Politics may once again radically affect the reputations of schools in states like Texas, Florida, and Alabama, due to the overturning of Roe v. Wade by the Supreme Court. Christopher Rim, the college counselor working with the family at Dalton, says that after the ruling was announced he received a text message from the daughter who was planning to apply to SMU. She told him she no longer wanted to apply to any college in a state that had abortion restrictions.
Elena Hicks, SMU’s dean of admissions, says this kind of reaction is something she’s trying to correct. “When laws and/or policies change” in a state, the hope is that “you don’t feel like, I can never go to that state, or I can never go to that city. There are people of all views and walks of life that make up who we are in Dallas, and at SMU and in the state of Texas.”

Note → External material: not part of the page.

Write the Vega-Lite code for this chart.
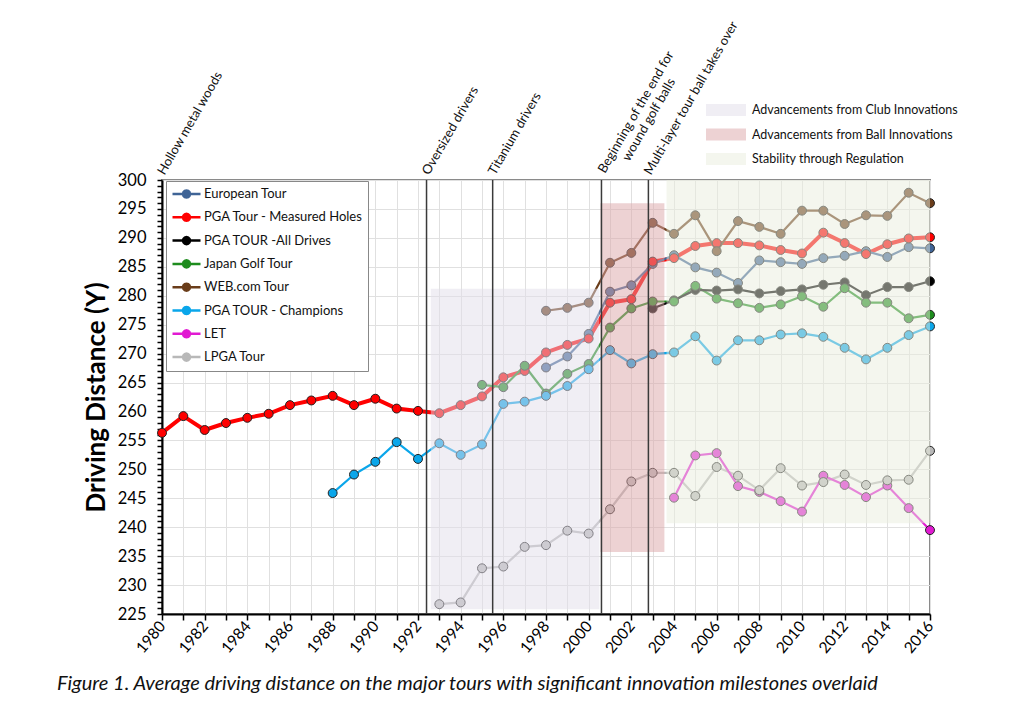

When asked whether the Roe v. Wade ruling would affect her feelings about Auburn, Vincent says, “There were already pretty strict laws [in Alabama] before. It doesn’t change my opinion of the school at all.”
In the meantime, there are other things to focus on. Vincent’s friend from Colgate was coming down in late September for homecoming weekend, when “on Friday night there’s a parade throughout the whole town with the candidates for homecoming queen. I never had a homecoming queen in high school; it’s strange to be seeing that in college. There are these huge floats that the sororities make,” she says. “It’s so weird, but at the same time it’s so much fun. It’s like being a tourist in your own town.”